◆ Exercise: Set the lines down again exactly, first line through the line that contains "(d3) at (243,337)", with no pictures.
=-=-=-=-=
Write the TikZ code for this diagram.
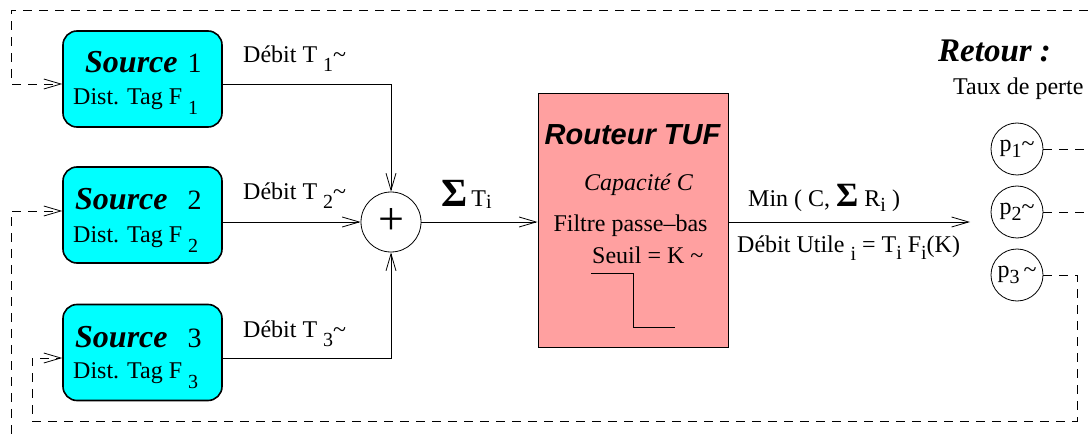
\documentclass[tikz,border=0pt]{standalone}
\usepackage{fontspec}
\setmainfont{Liberation Serif}
\setsansfont{Liberation Sans}
\usetikzlibrary{arrows.meta}
\definecolor{sourcecyan}{RGB}{0,255,255}
\definecolor{routeurrose}{RGB}{255,160,160}
\newcommand{\dn}[2][9pt]{\raisebox{-#1}{\fontsize{20}{20}\selectfont #2}}
\newcommand{\srcname}[1]{{\fontsize{32}{32}\selectfont\bfseries\itshape #1}}
\newcommand{\srcnum}[1]{{\fontsize{28}{28}\selectfont #1}}
\tikzset{
	srcbox/.style={draw, line width=1.6pt, rounded corners=14pt, fill=sourcecyan,
		minimum width=159pt, minimum height=96pt},
	routeur/.style={draw, line width=1pt, fill=routeurrose,
		minimum width=190pt, minimum height=253pt},
	flow/.style={line width=0.8pt, -{Straight Barb[length=17pt,width=10pt]}},
	retour/.style={flow, dash pattern=on 9pt off 7pt},
	pnode/.style={draw, circle, line width=0.8pt, minimum size=52pt, inner sep=0pt},
	lbl/.style={anchor=base west, inner sep=0pt},
}
\begin{document}
\begin{tikzpicture}[x=1pt, y=-1pt, font=\fontsize{24}{28}\selectfont]
			\useasboundingbox (0,0) rectangle (1088,441);
			
			% sources
			\node[srcbox] (src1) at (142.5,79) {};
			\node[srcbox] (src2) at (142.5,215) {};
			\node[srcbox] (src3) at (142.5,352.5) {};
			\node[lbl] (n1) at (85,73) {\srcname{Source}\hspace{4pt} \srcnum{1}};
			\node[lbl] (n2) at (75,210) {\srcname{Source}\hspace{14pt} \srcnum{2}};
			\node[lbl] (n3) at (75,347) {\srcname{Source}\hspace{14pt} \srcnum{3}};
			\node[lbl] (f1) at (73,105) {Dist. Tag F \dn[10pt]{1}};
			\node[lbl] (f2) at (73,242) {Dist. Tag F \dn[10pt]{2}};
			\node[lbl] (f3) at (73,378) {Dist. Tag F \dn[10pt]{3}};
			\node[lbl] (d1) at (243,63) {Débit T \dn{1}\textasciitilde};
			\node[lbl] (d2) at (243,200) {Débit T \dn{2}\textasciitilde};
			\node[lbl] (d3) at (243,337) {Débit T \dn{3}\textasciitilde};
			
			% sommateur
			\node[draw, circle, line width=0.8pt, minimum size=60pt, inner sep=0pt] (plus) at (391,222) {\fontsize{46}{46}\selectfont +};
			\node[lbl] (sig) at (441,207) {{\fontsize{40}{40}\selectfont\textbf{Σ}}\,T\dn[2pt]{i}};
			
			% routeur
			\node[routeur] (router) at (633,220.5) {};
			\node[anchor=base] (rt) at (632.5,145) {\fontsize{29}{29}\selectfont\sffamily\bfseries\itshape Routeur TUF};
			\node[anchor=base] (rc) at (638.5,190) {\itshape Capacité C};
			\node[anchor=base] (rf) at (630.5,232) {Filtre passe–bas};
			\node[lbl] (rs) at (592,263) {Seuil = K \textasciitilde};
			\draw[line width=0.8pt] (591,273) -- (633,273) -- (633,327) -- (675,327);
			
			\coordinate (outend) at (970,222);
			\node[lbl] (mn) at (748,207) {Min ( C, {\fontsize{34}{34}\selectfont\textbf{Σ}} R\dn[5pt]{i} )};
			\node[lbl] (du) at (737,252) {Débit Utile \dn[9pt]{i} = T\dn[7pt]{i} F\dn[7pt]{i}(K)};
			
			% retour
			\node[lbl] (ret) at (938,62) {\fontsize{33}{33}\selectfont\bfseries\itshape Retour :};
			\node[lbl] (taux) at (953,95) {Taux de perte};
			\node[pnode] (p1) at (1017,149) {p\dn[6pt]{1}\textasciitilde};
			\node[pnode] (p2) at (1017,212) {p\dn[6pt]{2}\textasciitilde};
			\node[pnode] (p3) at (1017,275) {p\dn[6pt]{3}\,\textasciitilde};
			
			\coordinate (k1) at (1100,10);
			\coordinate (h1) at (11,10);
			\coordinate (k2) at (1110,460);
			\coordinate (h2) at (11,460);
			\coordinate (k3) at (1077,421);
			\coordinate (h3) at (32,421);
			
			\draw[flow] ([yshift=-5pt]src1.east) -| (plus.north);
			\draw[flow] (src2.east |- plus.west) -- (plus.west);
			\draw[flow] ([yshift=-5.5pt]src3.east) -| (plus.south);
			\draw[flow] (plus.east) -- (router.west |- plus.east);
			\draw[flow] (router.east |- plus.east) -- (outend);
			
			\draw[retour] (p1.east) -| (k1) -- (h1) |- ([yshift=-5pt]src1.west);
			\draw[retour] (p2.east) -| (k2) -- (h2) |- ([yshift=4pt]src2.west);
			\draw[retour] (p3.east) -| (k3) -- (h3) |- ([yshift=-5.5pt]src3.west);
		\end{tikzpicture}
\end{document}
=-=-=-=-=
◆ Answer for this exercise:
Write the TikZ code for this diagram.
\documentclass[tikz,border=0pt]{standalone}
\usepackage{fontspec}
\setmainfont{Liberation Serif}
\setsansfont{Liberation Sans}
\usetikzlibrary{arrows.meta}
\definecolor{sourcecyan}{RGB}{0,255,255}
\definecolor{routeurrose}{RGB}{255,160,160}
\newcommand{\dn}[2][9pt]{\raisebox{-#1}{\fontsize{20}{20}\selectfont #2}}
\newcommand{\srcname}[1]{{\fontsize{32}{32}\selectfont\bfseries\itshape #1}}
\newcommand{\srcnum}[1]{{\fontsize{28}{28}\selectfont #1}}
\tikzset{
	srcbox/.style={draw, line width=1.6pt, rounded corners=14pt, fill=sourcecyan,
		minimum width=159pt, minimum height=96pt},
	routeur/.style={draw, line width=1pt, fill=routeurrose,
		minimum width=190pt, minimum height=253pt},
	flow/.style={line width=0.8pt, -{Straight Barb[length=17pt,width=10pt]}},
	retour/.style={flow, dash pattern=on 9pt off 7pt},
	pnode/.style={draw, circle, line width=0.8pt, minimum size=52pt, inner sep=0pt},
	lbl/.style={anchor=base west, inner sep=0pt},
}
\begin{document}
\begin{tikzpicture}[x=1pt, y=-1pt, font=\fontsize{24}{28}\selectfont]
			\useasboundingbox (0,0) rectangle (1088,441);
			
			% sources
			\node[srcbox] (src1) at (142.5,79) {};
			\node[srcbox] (src2) at (142.5,215) {};
			\node[srcbox] (src3) at (142.5,352.5) {};
			\node[lbl] (n1) at (85,73) {\srcname{Source}\hspace{4pt} \srcnum{1}};
			\node[lbl] (n2) at (75,210) {\srcname{Source}\hspace{14pt} \srcnum{2}};
			\node[lbl] (n3) at (75,347) {\srcname{Source}\hspace{14pt} \srcnum{3}};
			\node[lbl] (f1) at (73,105) {Dist. Tag F \dn[10pt]{1}};
			\node[lbl] (f2) at (73,242) {Dist. Tag F \dn[10pt]{2}};
			\node[lbl] (f3) at (73,378) {Dist. Tag F \dn[10pt]{3}};
			\node[lbl] (d1) at (243,63) {Débit T \dn{1}\textasciitilde};
			\node[lbl] (d2) at (243,200) {Débit T \dn{2}\textasciitilde};
			\node[lbl] (d3) at (243,337) {Débit T \dn{3}\textasciitilde};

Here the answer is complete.